For instance lets say you bid 1 cent on a keyword and 100% of the people who search for that word click on your ad. Further assume that they never return to that search page for that term. This would seem to define the perfectly relevent ad (and since they dont comeback, pefectly relevent landing page)for that keyword.
But Google will only earn $.01 for each time someone searches for that keyword. Lets then say hypothetically that when your ad is removed completely, people click 20% of the time on a another ad that has a bid of $2 for, and 30% of the time on an ad that someone is bidding $3 for, Google will earn $1.30 on average each that word is searched for. This is clearly better for Google.
So even though yours is the best earning ad for that search term when it runs (in fact the only one earning money at all), Google actually earns more if it doesn't run at all.
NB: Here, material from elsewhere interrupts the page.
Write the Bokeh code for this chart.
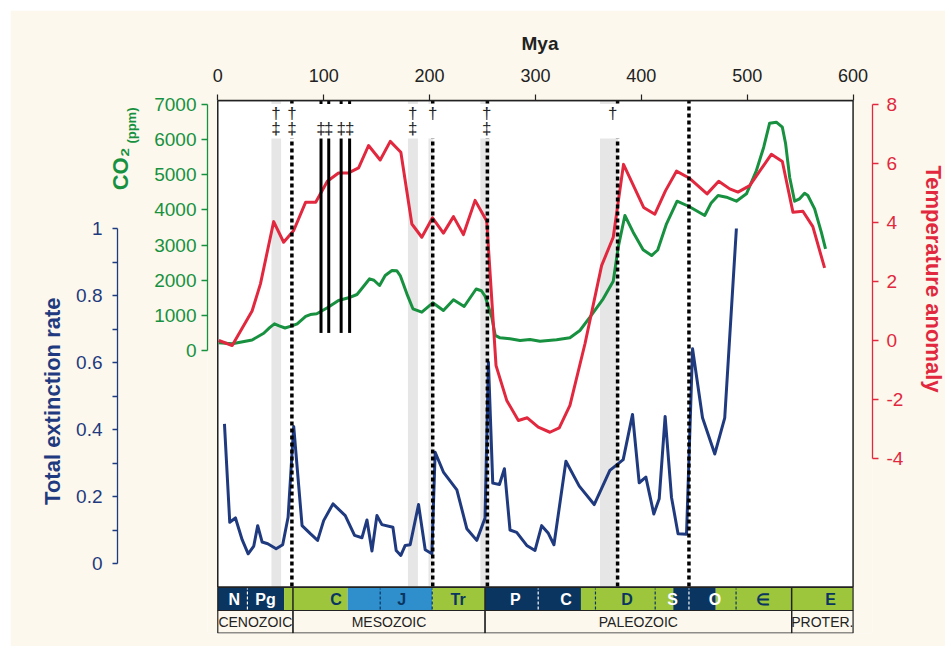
import numpy as np
from bokeh.plotting import figure
from bokeh.models import Range1d, LinearAxis, FixedTicker, Title
from bokeh.core.properties import value
from bokeh.embed import file_html
from bokeh.resources import INLINE

FONT = "Liberation Sans"
CREAM = "#fcf8ed"
GREEN = "#17913f"
RED = "#e1283e"
NAVY = "#1f3a7e"
DARK = "#222222"

# ---------------- data ----------------
temp_mya = [1, 13.6, 32.4, 40.3, 52.8, 62.2, 71.7, 83, 92.5, 103.5, 114, 123.5, 133, 142.4,
            153.4, 162.9, 172.9, 183.3, 192.7, 202.8, 213.1, 222.6, 232, 243, 254, 262.8,
            272.9, 283.9, 292.3, 302.7, 313.7, 322.5, 332.6, 346.8, 362.5, 373.5, 383.2,
            402.2, 412.8, 422.9, 433.2, 445.1, 462.1, 473.1, 483.5, 491.3, 502.4, 522.8,
            533.2, 543.2, 552.6, 562, 573.1]
temp_anom = [0.0, -0.17, 1.0, 1.92, 4.03, 3.33, 3.73, 4.69, 4.69, 5.4, 5.68, 5.68, 5.85, 6.61,
             6.12, 6.75, 6.38, 3.95, 3.5, 4.16, 3.64, 4.2, 3.59, 4.75, 4.05, -0.85,
             -2.03, -2.71, -2.62, -2.94, -3.11, -2.96, -2.2, -0.11, 2.54, 3.5, 5.97,
             4.51, 4.28, 5.08, 5.74, 5.51, 4.97, 5.4, 5.14, 5.03, 5.25, 6.31,
             6.07, 4.35, 4.38, 3.86, 2.46]

co2_mya = [1, 13.6, 32.4, 43.4, 49, 53.5, 58, 63.5, 70, 75, 83, 87.4, 93.5, 103.5, 114, 123.5,
           131.5, 137, 143.4, 147.5, 152.8, 158.1, 164.5, 169, 172.3, 178.6, 184.3, 192.7,
           203.1, 213.1, 222.6, 232.7, 244, 249, 252.4, 258.8, 262, 266.6, 276, 285.5, 294.9,
           304.3, 320, 332.6, 342, 351.5, 364, 373.5, 378.2, 384.5, 392.3, 401.7, 409.7,
           415.5, 423.8, 433.8, 445.1, 459.9, 466, 472.5, 480.4, 489.8, 499.3, 508.7, 515.6,
           521.2, 527.5, 533.2, 536.3, 540.1, 544.8, 549.5, 554.2, 557.3, 563.7, 570, 574]
co2_ppm = [220, 190, 300, 490, 650, 760, 700, 640, 700, 760, 968, 1024, 1044, 1215, 1423, 1500,
           1594, 1800, 2040, 2000, 1850, 2134, 2277, 2270, 2134, 1613, 1187, 1090,
           1357, 1138, 1443, 1252, 1750, 1700, 1550, 948, 430, 361, 333, 285, 313,
           265, 304, 361, 569, 948, 1471, 1972, 2940, 3842, 3367, 2870, 2703,
           2860, 3605, 4249, 4098, 3842, 4200, 4411, 4363, 4249, 4459, 5122, 5785,
           6468, 6497, 6355, 5882, 4932, 4249, 4317, 4476, 4411, 4032, 3367, 2894]

ext_mya = [6.3, 11.3, 16.7, 23, 28.7, 34, 37.7, 41.9, 47.2, 55.1, 61.3, 66.4, 71.7, 79.6, 87.4,
           94.3, 100, 108.8, 120.4, 129.2, 136.2, 140.9, 145.6, 150.3, 155, 165.4, 168.5,
           172.9, 177, 181.7, 189.6, 195.9, 202.2, 205.3, 213.1, 225.8, 235.2, 244.6, 252.4,
           255.6, 259.7, 266, 270.7, 276, 282.3, 291.8, 299.6, 305.9, 312.2, 317.5, 328.8,
           341.4, 355.5, 370.3, 382.9, 391.7, 398, 404.3, 411.8, 416.9, 422.5, 428.5, 434.7,
           442.7, 448.4, 457.8, 469.4, 478.8, 489.8]
ext_rate = [0.417, 0.123, 0.136, 0.071, 0.029, 0.052, 0.113, 0.064, 0.059, 0.044, 0.056, 0.138,
            0.409, 0.113, 0.089, 0.069, 0.128, 0.178, 0.143, 0.084, 0.077, 0.130, 0.037, 0.143,
            0.116, 0.108, 0.039, 0.024, 0.054, 0.056, 0.176, 0.041, 0.029, 0.332, 0.273, 0.22,
            0.104, 0.069, 0.136, 0.601, 0.24, 0.236, 0.283, 0.1, 0.093, 0.054, 0.039, 0.113,
            0.09, 0.056, 0.305, 0.231, 0.176, 0.278, 0.31, 0.445, 0.241, 0.258, 0.148, 0.193,
            0.439, 0.198, 0.089, 0.087, 0.641, 0.435, 0.327, 0.435, 1.0]

x_ticks = [0, 100, 200, 300, 400, 500, 600]
co2_ticks = [0, 1000, 2000, 3000, 4000, 5000, 6000, 7000]
temp_ticks = [-4, -2, 0, 2, 4, 6, 8]
temp_tick_text = {-4: "-4", -2: "-2"}
ext_ticks = [0, 0.2, 0.4, 0.6, 0.8, 1]
ext_minor = [0.1, 0.3, 0.5, 0.7, 0.9]

# extinction events
band_start = [50.7, 179.6, 199.0, 248.0, 361.0]
band_end = [59.8, 189.0, 203.5, 257.0, 378.0]
dotted_mya = [70, 203, 254.6, 377.6, 445]
oae_mya = [97.5, 104.8, 116.5, 124.5]
dagger_mya = [55, 70, 184, 203, 254, 373]
ddagger_mya = [55, 70, 97.5, 104.8, 116.5, 124.5, 184, 254]

# geological timescale
block_start = [0, 62.6, 122.7, 202.5, 252.4, 343, 430.2, 470.3, 542]
block_end = [62.6, 122.7, 202.5, 252.4, 343, 430.2, 470.3, 542, 600]
block_kind = ["cool", "warm", "cold", "warm", "cool", "warm", "cool", "warm", "warm"]
period_bounds = [28, 153.4, 202.5, 302.6, 356.7, 413.1, 445, 489.5]
period_names = ["N", "Pg", "C", "J", "Tr", "P", "C", "D", "S", "O", "∈", "E"]
period_mid = [15.6, 45, 111.7, 173.8, 227, 281, 329, 386.5, 429.5, 469.6, 515.3, 578.8]
era_names = ["CENOZOIC", "MESOZOIC", "PALEOZOIC", "PROTER."]
era_start = [0, 71, 252.4, 542]
era_end = [71, 252.4, 542, 600]

# ---------------- layout helpers ----------------
def ey(py):  # reference window pixel row -> extinction axis value
    return (563.0 - py) / 335.0

kind_color = {"cool": "#0a3561", "warm": "#9dc63c", "cold": "#2f8fcc"}
bound_color = {"cool": "white", "warm": "#0a3561", "cold": "#0a3561"}

def kind_at(m):
    for s, e, k in zip(block_start, block_end, block_kind):
        if s <= m < e:
            return k
    return "warm"

def spacer_axis(width, rng):
    return LinearAxis(y_range_name=rng, ticker=FixedTicker(ticks=[0]), bounds=(-1, 1),
                      axis_line_color=None, major_tick_line_color=None,
                      minor_tick_line_color=None, major_tick_in=0, major_tick_out=width,
                      minor_tick_out=0, minor_tick_in=0, major_label_standoff=0,
                      major_label_overrides={0: ""}, major_label_text_font_size="1px")

p = figure(width=935, height=636, output_backend="svg", toolbar_location=None,
           x_range=Range1d(-9.71, 618.35), y_range=Range1d(ey(633), ey(100)),
           x_axis_location="above", y_axis_location=None,
           min_border_left=197, min_border_right=72, min_border_top=90, min_border_bottom=13)
p.margin = (10, 6, 10, 10)
p.extra_y_ranges = {"co2": Range1d(-8053.5, 7114.4), "temp": Range1d(-9.932, 8.1356)}
p.background_fill_color = CREAM
p.border_fill_color = CREAM
p.outline_line_color = None
p.xgrid.visible = False
p.ygrid.visible = False

# top axis
xa = p.xaxis[0]
xa.ticker = FixedTicker(ticks=x_ticks)
xa.bounds = (0, 600)
xa.axis_label = "Mya"
xa.axis_label_text_font = FONT
xa.axis_label_text_font_style = "bold"
xa.axis_label_text_font_size = "19px"
xa.axis_label_text_color = DARK
xa.axis_label_standoff = 12
xa.major_label_text_font = FONT
xa.major_label_text_font_size = "18px"
xa.major_label_text_color = DARK
xa.major_label_standoff = 13
xa.axis_line_color = DARK
xa.axis_line_width = 1.5
xa.major_tick_line_color = DARK
xa.major_tick_line_width = 1.2
xa.major_tick_in = 0
xa.major_tick_out = 6
xa.minor_tick_line_color = None

# ---- left side: CO2 axis, its title, extinction axis, its title ----
co2_axis = LinearAxis(y_range_name="co2", ticker=FixedTicker(ticks=co2_ticks), bounds=(0, 7000),
                      axis_line_color=GREEN, axis_line_width=1.3,
                      major_tick_line_color=GREEN, major_tick_line_width=1.3,
                      major_tick_in=0, major_tick_out=6, minor_tick_line_color=None,
                      major_label_standoff=5, major_label_text_font=FONT,
                      major_label_text_font_size="19px", major_label_text_color=GREEN)
p.add_layout(co2_axis, "left")
p.add_layout(spacer_axis(12, "co2"), "left")
p.add_layout(Title(text="(ppm)", align="right", vertical_align="middle", offset=7,
                   standoff=0, text_font=FONT, text_font_style="bold",
                   text_font_size="13px", text_color=GREEN), "left")
p.add_layout(Title(text="CO₂", align="right", vertical_align="middle", offset=47,
                   standoff=-22, text_font=FONT, text_font_style="bold",
                   text_font_size="22px", text_color=GREEN), "left")

ext_axis = LinearAxis(ticker=FixedTicker(ticks=ext_ticks, minor_ticks=ext_minor), bounds=(0, 1),
                      axis_line_color=NAVY, axis_line_width=1.3,
                      major_tick_line_color=NAVY, major_tick_line_width=1.3,
                      minor_tick_line_color=NAVY, minor_tick_line_width=1.3,
                      major_tick_in=0, major_tick_out=5, minor_tick_in=0, minor_tick_out=5,
                      major_label_standoff=10, major_label_text_font=FONT,
                      major_label_text_font_size="19px", major_label_text_color=NAVY)
p.add_layout(ext_axis, "left")
p.add_layout(Title(text="Total extinction rate", align="right", vertical_align="bottom",
                   offset=197, standoff=18, text_font=FONT, text_font_style="bold",
                   text_font_size="22px", text_color=NAVY), "left")

# ---- right side: temperature axis and its title ----
temp_axis = LinearAxis(y_range_name="temp", ticker=FixedTicker(ticks=temp_ticks), bounds=(-4, 8),
                       axis_line_color=RED, axis_line_width=1.3,
                       major_tick_line_color=RED, major_tick_line_width=1.3,
                       major_tick_in=0, major_tick_out=6, minor_tick_line_color=None,
                       major_label_standoff=8, major_label_text_font=FONT,
                       major_label_text_font_size="19px", major_label_text_color=RED,
                       major_label_overrides=temp_tick_text)
p.add_layout(temp_axis, "right")
p.add_layout(spacer_axis(12, "temp"), "right")
p.add_layout(Title(text="Temperature anomaly", align="left", vertical_align="top",
                   offset=65, standoff=0, text_font=FONT, text_font_style="bold",
                   text_font_size="22px", text_color=RED), "right")

# plot box fill
p.quad(left=[0], right=[600], bottom=[ey(586.5)], top=[ey(100)], fill_color="white",
       line_color=None)

# grey bands
p.quad(left=band_start, right=band_end, bottom=ey(586), top=ey(100.5),
       fill_color="#e6e6e6", line_color=None)

# curves
p.line(co2_mya, co2_ppm, y_range_name="co2", line_color=GREEN, line_width=3, line_join="round")
p.line(temp_mya, temp_anom, y_range_name="temp", line_color=RED, line_width=3, line_join="round")
p.line(ext_mya, ext_rate, line_color=NAVY, line_width=3, line_join="round")

# event lines
p.segment(x0=dotted_mya, y0=ey(586), x1=dotted_mya, y1=ey(100.5), line_color="black",
          line_width=3.5, line_dash="4 3")
p.segment(x0=oae_mya, y0=500, x1=oae_mya, y1=7114, y_range_name="co2",
          line_color="black", line_width=3)

# white strip behind the symbols
p.quad(left=[0], right=[400], bottom=[ey(138)], top=[ey(103.5)], fill_color="white",
       line_color=None)
p.text(x=dagger_mya, y=ey(113), text=["†"] * len(dagger_mya), text_font=value(FONT),
       text_font_size="17px", text_color=DARK, text_align="center", text_baseline="middle")
p.text(x=ddagger_mya, y=ey(128), text=["‡"] * len(ddagger_mya), text_font=value(FONT),
       text_font_size="17px", text_color=DARK, text_align="center", text_baseline="middle")

# plot box outline
p.quad(left=[0], right=[600], bottom=[ey(586.5)], top=[ey(100)], fill_color=None,
       line_color=DARK, line_width=1.5)

# timescale: climate colour blocks
p.quad(left=block_start, right=block_end, bottom=ey(610), top=ey(587),
       fill_color=[kind_color[k] for k in block_kind], line_color=None)
p.segment(x0=period_bounds, y0=ey(609), x1=period_bounds, y1=ey(588),
          line_color=[bound_color[kind_at(b)] for b in period_bounds],
          line_width=1.2, line_dash="3 2")
p.quad(left=[0], right=[600], bottom=[ey(610)], top=[ey(587)], fill_color=None,
       line_color=DARK, line_width=1.2)
p.segment(x0=era_start[1:], y0=ey(610), x1=era_start[1:], y1=ey(587), line_color=DARK,
          line_width=1.5)
label_colors = ["white" if kind_at(m) == "cool" else "#0a3561" for m in period_mid]
label_colors[period_names.index("S")] = "white"
label_colors[period_names.index("O")] = "white"
p.text(x=period_mid, y=ey(598.5), text=period_names, text_font=value(FONT),
       text_font_style="bold", text_font_size="16px", text_color=label_colors,
       text_align="center", text_baseline="middle")

# eras
p.quad(left=era_start, right=era_end, bottom=ey(632.5), top=ey(610), fill_color=None,
       line_color=DARK, line_width=1.2)
p.text(x=[(a + b) / 2 for a, b in zip(era_start, era_end)], y=ey(621.5), text=era_names,
       text_font=value(FONT), text_font_size="14px", text_color=DARK,
       text_align="center", text_baseline="middle")

open("out.html", "w").write(file_html(p, INLINE))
This is an extreme example intended only to highlight a point.
While historically I believe "adrank" was determined solely by bid x ctr in direct competition with other ads on a page, adjusted for position. Now I believe the algorithm calculates adrank based on some sort of "dynamic value added" concept such as illustrated above. I also think that ads are arranged in order on a page to optimize this "dynamic value added" factor. Theorectically if your ad is so good that it blows away the field, it could end up hurting Googles overall earnings for that search term. I doubt Google likes this.
Its my theory that this "dynamic valued added"concept may be the reason behind why some ads generating very high ctr's become "inactive for search" and get assigned very high minimum clicks.
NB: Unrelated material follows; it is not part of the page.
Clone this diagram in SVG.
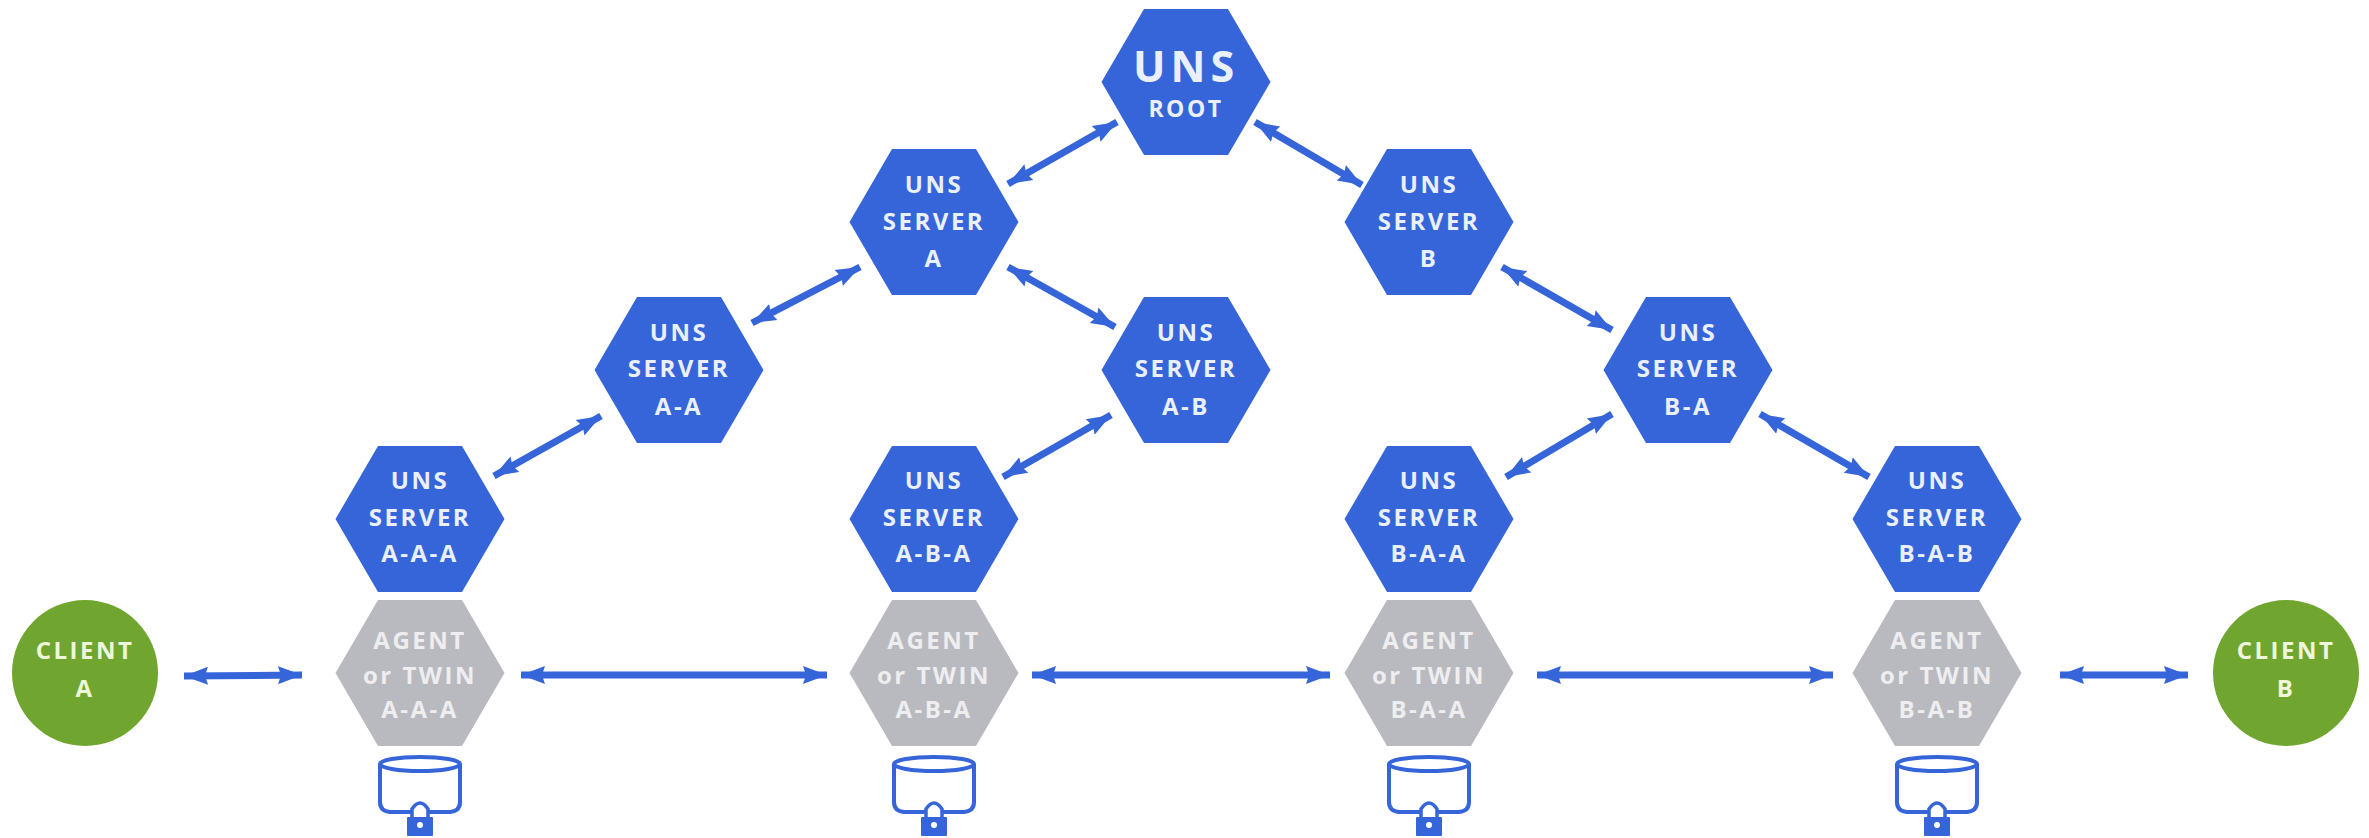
<svg xmlns="http://www.w3.org/2000/svg" width="2369" height="838" viewBox="0 0 2369 838">
<style>
text{font-family:"Open Sans","Liberation Sans",sans-serif;font-weight:700;text-anchor:middle;letter-spacing:2.5px}
.t{fill:#eaf0fb;font-size:24px}
.g{fill:#eeeef0;font-size:24px}
.c{fill:#eef6dc;font-size:24px}
.hb{fill:#3565d9}
.hg{fill:#b9babf}
.l{stroke:#3565d9;stroke-width:7;fill:none;marker-start:url(#a);marker-end:url(#a)}
.db{fill:#fff;stroke:#3565d9;stroke-width:4}
</style>
<defs>
<marker id="a" markerUnits="userSpaceOnUse" markerWidth="26" markerHeight="22" refX="24" refY="11" orient="auto-start-reverse"><path d="M0 2L24 11L0 20L3 11Z" fill="#3565d9"/></marker>
<polygon id="hex" points="-84.500,0 -42,-73 42,-73 84.500,0 42,73 -42,73"/>
<g id="db">
<path class="db" d="M-40 -46V-8Q-40 1 -30 2H30Q40 1 40 -8V-46"/>
<ellipse class="db" cx="0" cy="-46" rx="40" ry="7"/>
<path d="M-8 8V-1Q0 -13 8 -1V8" fill="#fff" stroke="#3565d9" stroke-width="3.500"/>
<rect x="-13" y="7" width="26" height="19" rx="1" fill="#3565d9"/>
<circle cx="0" cy="15" r="3" fill="#fff"/>
</g>
</defs>
<rect width="2369" height="838" fill="#fff"/>
<g id="connectors">
<line class="l" x1="1008" y1="184" x2="1117" y2="122"/>
<line class="l" x1="1255" y1="122" x2="1362" y2="185"/>
<line class="l" x1="752" y1="323" x2="860" y2="267"/>
<line class="l" x1="1008" y1="267" x2="1115" y2="327"/>
<line class="l" x1="1502" y1="267" x2="1612" y2="330"/>
<line class="l" x1="494" y1="476" x2="601" y2="416"/>
<line class="l" x1="1003" y1="477" x2="1111" y2="415"/>
<line class="l" x1="1506" y1="477" x2="1612" y2="414"/>
<line class="l" x1="1760" y1="414" x2="1869" y2="477"/>
<line class="l" x1="184" y1="676" x2="302" y2="675"/>
<line class="l" x1="521" y1="675" x2="827" y2="675"/>
<line class="l" x1="1032" y1="675" x2="1330" y2="675"/>
<line class="l" x1="1537" y1="675" x2="1833" y2="675"/>
<line class="l" x1="2060" y1="675" x2="2188" y2="675"/>
</g>
<g id="root"><use href="#hex" x="1186" y="82" class="hb"/><text x="1186" y="82" class="t" style="font-size:43px;letter-spacing:5px">UNS</text><text x="1186" y="117" class="t" style="font-size:23px">ROOT</text></g>
<g id="server-a"><use href="#hex" x="934" y="222" class="hb"/><text x="934" y="193" class="t">UNS</text><text x="934" y="230" class="t">SERVER</text><text x="934" y="267" class="t">A</text></g>
<g id="server-b"><use href="#hex" x="1429" y="222" class="hb"/><text x="1429" y="193" class="t">UNS</text><text x="1429" y="230" class="t">SERVER</text><text x="1429" y="267" class="t">B</text></g>
<g id="server-a-a"><use href="#hex" x="679" y="370" class="hb"/><text x="679" y="341" class="t">UNS</text><text x="679" y="377" class="t">SERVER</text><text x="679" y="415" class="t">A-A</text></g>
<g id="server-a-b"><use href="#hex" x="1186" y="370" class="hb"/><text x="1186" y="341" class="t">UNS</text><text x="1186" y="377" class="t">SERVER</text><text x="1186" y="415" class="t">A-B</text></g>
<g id="server-b-a"><use href="#hex" x="1688" y="370" class="hb"/><text x="1688" y="341" class="t">UNS</text><text x="1688" y="377" class="t">SERVER</text><text x="1688" y="415" class="t">B-A</text></g>
<g id="server-a-a-a"><use href="#hex" x="420" y="519" class="hb"/><text x="420" y="489" class="t">UNS</text><text x="420" y="526" class="t">SERVER</text><text x="420" y="562" class="t">A-A-A</text></g>
<g id="server-a-b-a"><use href="#hex" x="934" y="519" class="hb"/><text x="934" y="489" class="t">UNS</text><text x="934" y="526" class="t">SERVER</text><text x="934" y="562" class="t">A-B-A</text></g>
<g id="server-b-a-a"><use href="#hex" x="1429" y="519" class="hb"/><text x="1429" y="489" class="t">UNS</text><text x="1429" y="526" class="t">SERVER</text><text x="1429" y="562" class="t">B-A-A</text></g>
<g id="server-b-a-b"><use href="#hex" x="1937" y="519" class="hb"/><text x="1937" y="489" class="t">UNS</text><text x="1937" y="526" class="t">SERVER</text><text x="1937" y="562" class="t">B-A-B</text></g>
<g id="agent-a-a-a"><use href="#hex" x="420" y="673" class="hg"/><text x="420" y="649" class="g">AGENT</text><text x="420" y="684" class="g">or TWIN</text><text x="420" y="718" class="g">A-A-A</text></g>
<g id="agent-a-b-a"><use href="#hex" x="934" y="673" class="hg"/><text x="934" y="649" class="g">AGENT</text><text x="934" y="684" class="g">or TWIN</text><text x="934" y="718" class="g">A-B-A</text></g>
<g id="agent-b-a-a"><use href="#hex" x="1429" y="673" class="hg"/><text x="1429" y="649" class="g">AGENT</text><text x="1429" y="684" class="g">or TWIN</text><text x="1429" y="718" class="g">B-A-A</text></g>
<g id="agent-b-a-b"><use href="#hex" x="1937" y="673" class="hg"/><text x="1937" y="649" class="g">AGENT</text><text x="1937" y="684" class="g">or TWIN</text><text x="1937" y="718" class="g">B-A-B</text></g>
<g id="client-a"><circle cx="85" cy="673" r="73" fill="#70a62f"/><text x="85" y="659" class="c">CLIENT</text><text x="85" y="697" class="c">A</text></g>
<g id="client-b"><circle cx="2286" cy="673" r="73" fill="#70a62f"/><text x="2286" y="659" class="c">CLIENT</text><text x="2286" y="697" class="c">B</text></g>
<g id="store-a-a-a"><use href="#db" x="420" y="810"/></g>
<g id="store-a-b-a"><use href="#db" x="934" y="810"/></g>
<g id="store-b-a-a"><use href="#db" x="1429" y="810"/></g>
<g id="store-b-a-b"><use href="#db" x="1937" y="810"/></g>
</svg>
This theory could also explain why sometimes min. CPC's associated with exact searches are higher than the min. CPC for the the same keywords for broad match. This theory makes more sense to me than assuming somehow the broad match term is more relevent or has less competition. By definition neither of those conditions can be true. But many of us have seen that happen.
It could also explain why an ad that ranked in position #3 for months suddenly can suddenly drop in one day to #14, without any adjustment from the bidder or a drop in recent CTR. This explanation seems more likely than believing 11 new bidders moved in or increased their bids.
Like I said , just speculation.
I had a high traffic term on Google that I managed to reduce to 0.03 per click and still be on page 1 (about 4th). suddenly my rank dropped to the second page and I had to increase my max bid to 0.10 to bring it back to page 1 even though my CTR was a healthy 5%. Your explaination seems fairly valid to me.
This drop may have also been due to changes in bid prices during the prime time (6-10pm) for B to C traffic.